Recently a new system called “SmartBlender” has been developed. This system uses a principle of fluid dynamics known as chaotic advection to fold a masterbatch or other components into a matrix polymer. Layering or folding materials together form a variety of controlled and repeatable polymer morphologies; from layers, ribbons and platelets to spongy interpenetrating structures. Unusual properties are said to result.

Among these novelties is “directional conductivity,” in which blends of LLDPE with a carbon-black masterbatch show electrical conductivity in the machine direction, but not the transverse direction, when extruded into film, sheet, tube or rods. Chaotic advection creates linear striations of carbon black particles in the machine direction, which act like tiny wires. The striations can also be cross-connected to give conductivity in the transverse direction or through the film thickness. Computer simulations show that these striations are really spirals with projecting filaments, the spirals being arranged parallel to the axis of the “SmartBlender”.
Clemson’s striated blends reportedly achieve a much higher level of conductivity with less carbon black than conventional compounds. Tests show that as little as 0.5 wt% carbon black mixed via chaotic advection can achieve a level of conductivity comparable to about 3% carbon black with conventional twin-screw compounding. Because a twin-screw disperses additives evenly, it takes a lot more carbon black for the particles to be close enough to touch each other and create a continuous electrical path.

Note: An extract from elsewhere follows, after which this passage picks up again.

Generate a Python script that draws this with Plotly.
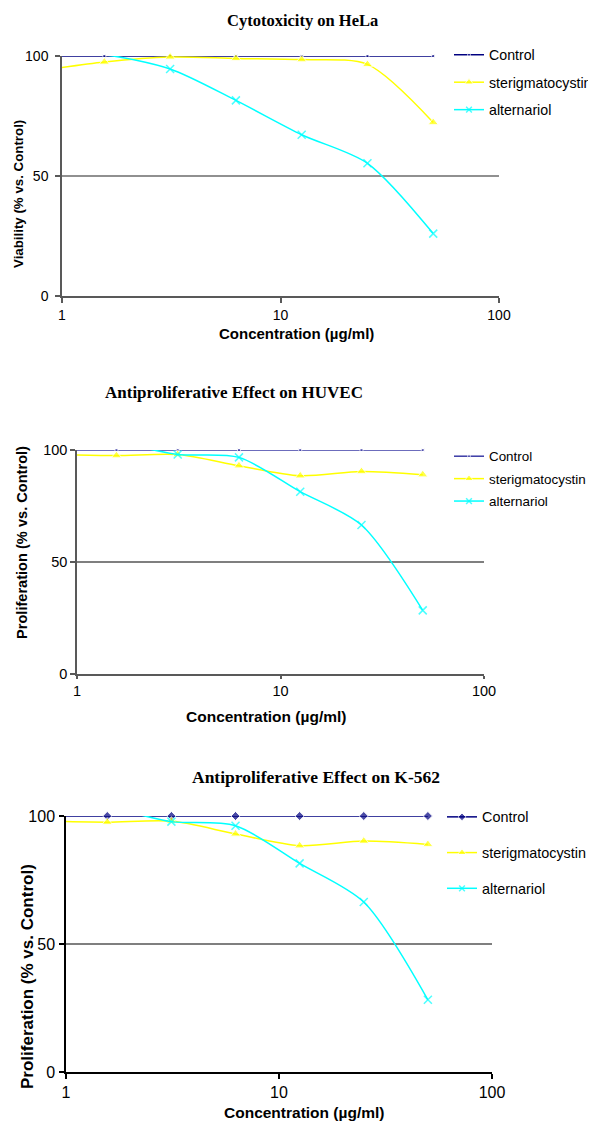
import plotly.graph_objects as go

W, H = 596, 1122
OFF = 8  # the page body has a default 8 px margin
FW, FH = W - OFF, H - OFF

# ---------------- data ----------------
conc = [0.78125, 1.5625, 3.125, 6.25, 12.5, 25, 50]
tick_vals_x = [1, 10, 100]
tick_text_x = ["1", "10", "100"]
tick_vals_y = [0, 50, 100]

series_names = ["Control", "sterigmatocystin", "alternariol"]

hela_control = [100, 100, 100, 100, 100, 100, 100]
hela_sterig = [93.8, 97.5, 99.6, 99.0, 98.5, 96.5, 72.3]
hela_altern = [101.0, 100.5, 94.6, 81.5, 67.2, 55.3, 26.0]

huvec_control = [100, 100, 100, 100, 100, 100, 100]
huvec_sterig = [98.0, 97.5, 98.0, 93.0, 88.5, 90.4, 89.0]
huvec_altern = [102.0, 103.0, 98.0, 96.7, 81.4, 66.5, 28.4]

k562_control = [100, 100, 100, 100, 100, 100, 100]
k562_sterig = [98.0, 97.6, 98.0, 93.0, 88.4, 90.2, 88.9]
k562_altern = [102.0, 103.0, 97.8, 96.2, 81.5, 66.4, 28.2]

titles = ["Cytotoxicity on HeLa", "Antiproliferative Effect on HUVEC",
          "Antiproliferative Effect on K-562"]
x_title = "Concentration (µg/ml)"
y_titles = ["Viability (% vs. Control)", "Proliferation (% vs. Control)",
            "Proliferation (% vs. Control)"]


# ---------------- layout helpers (page pixel based) ----------------
def px(x):
    return (x - OFF) / FW


def py(y):
    return 1 - (y - OFF) / FH


panels = [
    dict(x0=62, x1=499, ytop=56, ybot=296, data=(hela_control, hela_sterig, hela_altern),
         ctrl_color="#000080", ctrl_symbol="square", ctrl_size=3, axis_color="#595959",
         grid_color="#222222", tick_font=14, title_font=16.5, xt_font=15, yt_font=13.3,
         leg_font=14.2, xstand=0, ystand=4, xticklen=5,
         title_xy=(302, 20), xt_xy=(296, 333), yt_xy=(18, 194),
         leg_xy=(449, 39), leg_gap=6),
    dict(x0=77, x1=484, ytop=450, ybot=674, data=(huvec_control, huvec_sterig, huvec_altern),
         ctrl_color="#3b3ba6", ctrl_symbol="square", ctrl_size=3, axis_color="#595959",
         grid_color="#000000", tick_font=14.5, title_font=17, xt_font=15.5, yt_font=14.6,
         leg_font=13.4, xstand=0, ystand=0, xticklen=3,
         title_xy=(234, 392), xt_xy=(266, 716), yt_xy=(22, 543),
         leg_xy=(449, 441), leg_gap=2),
    dict(x0=66, x1=492, ytop=816, ybot=1072, data=(k562_control, k562_sterig, k562_altern),
         ctrl_color="#000080", ctrl_symbol="diamond", ctrl_size=7, axis_color="#000000",
         grid_color="#000000", tick_font=16, title_font=17.5, xt_font=15.5, yt_font=17,
         leg_font=14.4, xstand=0, ystand=1, xticklen=5,
         title_xy=(316, 777), xt_xy=(304, 1112), yt_xy=(27, 977),
         leg_xy=(442, 801), leg_gap=14),
]

fig = go.Figure()
annotations = []
shapes = []


def sizes(xs, ys, s):
    return [0 if (x < 1 or y > 100) else s for x, y in zip(xs, ys)]


for i, p in enumerate(panels):
    n = "" if i == 0 else str(i + 1)
    xa, ya = "x" + n, "y" + n
    leg = "legend" + n
    ctrl, ster, alt = p["data"]

    fig.add_trace(go.Scatter(
        x=conc, y=ctrl, name=series_names[0], mode="lines+markers",
        xaxis=xa, yaxis=ya, legend=leg, legendgroup=f"c{i}", cliponaxis=False,
        line=dict(color=p["ctrl_color"], width=1.5),
        marker=dict(symbol=p["ctrl_symbol"], color=p["ctrl_color"],
                    size=sizes(conc, ctrl, p["ctrl_size"]))))
    fig.add_trace(go.Scatter(
        x=conc, y=ster, name=series_names[1], mode="lines+markers",
        xaxis=xa, yaxis=ya, legend=leg, legendgroup=f"s{i}", cliponaxis=False,
        line=dict(color="#FFFF00", width=1.5, shape="spline", smoothing=0.8),
        marker=dict(symbol="triangle-up", color="#FFFF00",
                    size=sizes(conc, ster, 9))))
    fig.add_trace(go.Scatter(
        x=conc, y=alt, name=series_names[2], mode="lines+markers",
        xaxis=xa, yaxis=ya, legend=leg, legendgroup=f"a{i}", cliponaxis=False,
        line=dict(color="#00FFFF", width=1.5, shape="spline", smoothing=0.8),
        marker=dict(symbol="x-thin", color="#00FFFF", size=sizes(conc, alt, 8),
                    line=dict(color="#00FFFF", width=1.5))))

    xdom = [px(p["x0"]), px(p["x1"])]
    ydom = [py(p["ybot"]), py(p["ytop"])]
    axis_common = dict(showline=True, linecolor=p["axis_color"], linewidth=1.5,
                       ticks="outside", tickwidth=1.5, automargin=False,
                       tickcolor=p["axis_color"], showgrid=False, zeroline=False,
                       tickfont=dict(family="Liberation Sans, Arial", size=p["tick_font"],
                                     color="#000000"))
    fig.layout["xaxis" + n] = dict(axis_common, type="log", range=[0, 2], ticklen=p["xticklen"],
                                   tickvals=tick_vals_x, ticktext=tick_text_x,
                                   domain=xdom, anchor=ya, ticklabelstandoff=p["xstand"])
    fig.layout["yaxis" + n] = dict(axis_common, range=[0, 100], tickvals=tick_vals_y, ticklen=5,
                                   domain=ydom, anchor=xa, ticklabelstandoff=p["ystand"])

    shapes.append(dict(type="line", xref=xa + " domain", yref=ya, x0=0, x1=1, y0=50, y1=50,
                       line=dict(color=p["grid_color"], width=1.2), layer="below"))

    annotations.append(dict(text="<b>" + titles[i] + "</b>", xref="paper", yref="paper",
                            x=px(p["title_xy"][0]), y=py(p["title_xy"][1]),
                            xanchor="center", yanchor="middle", showarrow=False,
                            font=dict(family="Liberation Serif, Times New Roman",
                                      size=p["title_font"], color="#000000")))
    annotations.append(dict(text="<b>" + x_title + "</b>", xref="paper", yref="paper",
                            x=px(p["xt_xy"][0]), y=py(p["xt_xy"][1]),
                            xanchor="center", yanchor="middle", showarrow=False,
                            font=dict(family="Liberation Sans, Arial",
                                      size=p["xt_font"], color="#000000")))
    annotations.append(dict(text="<b>" + y_titles[i] + "</b>", xref="paper", yref="paper",
                            x=px(p["yt_xy"][0]), y=py(p["yt_xy"][1]), textangle=-90,
                            xanchor="center", yanchor="middle", showarrow=False,
                            font=dict(family="Liberation Sans, Arial",
                                      size=p["yt_font"], color="#000000")))

    fig.layout[leg] = dict(x=px(p["leg_xy"][0]), y=py(p["leg_xy"][1]),
                           xanchor="left", yanchor="top", bgcolor="rgba(0,0,0,0)",
                           traceorder="grouped", tracegroupgap=p["leg_gap"],
                           font=dict(family="Liberation Sans, Arial", size=p["leg_font"],
                                     color="#000000"))

fig.update_layout(width=FW, height=FH,
                  margin=dict(l=0, r=0, t=0, b=0, pad=0, autoexpand=False),
                  paper_bgcolor="white", plot_bgcolor="white",
                  annotations=annotations, shapes=shapes, showlegend=True)

fig.write_html("out.html")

Chaotic advection creates the spongy morphologies by stretching and folding thinner and thinner layers of LDPE in the PP matrix. After repeated layering, the LDPE layers become so thin they eventually rupture, letting the PP flow through the holes in the LDPE. Holes also form in the PP layers, creating a fibrous spongy structure out of the stiffer PP. Other potential applications for chaotic advection include materials with improved tensile and barrier properties and selective permeability.

The SmartBlender is fed by two 22mm diam. single-screw extruders, each of which has a metering pump to give precise control of the ingredient ratio. The two melt streams enter a crosshead die from opposite sides, then pass into a distribution head. The matrix material passes through a single central port, while the secondary resin or masterbatch goes through nine small ports arranged in a circle around the central one.
From the distribution head, the material enters the cylindrical blending chamber, which is round at both ends and oval in the middle and externally heated with multiple zones. The chamber contains two 22-mm-diameter stirring rods, which are slightly offset (15 mm) from the chamber’s central axis. The rods are turned independently by stepper motors with computer control of the direction, speed, and number of rotations.
According to one mixing recipe, the rods corotate, but one of them spins three times faster than the other for a specific number of turns. Then it slows down and the opposite rod turns faster for a specific number of turns. Changing the rod rotation protocol can produce blends of differing morphologies without any equipment modification.

(Developed by the Dept. of Mechanical Engineering at Clemson University in Clemson, S.C. USA with National Science Foundation support)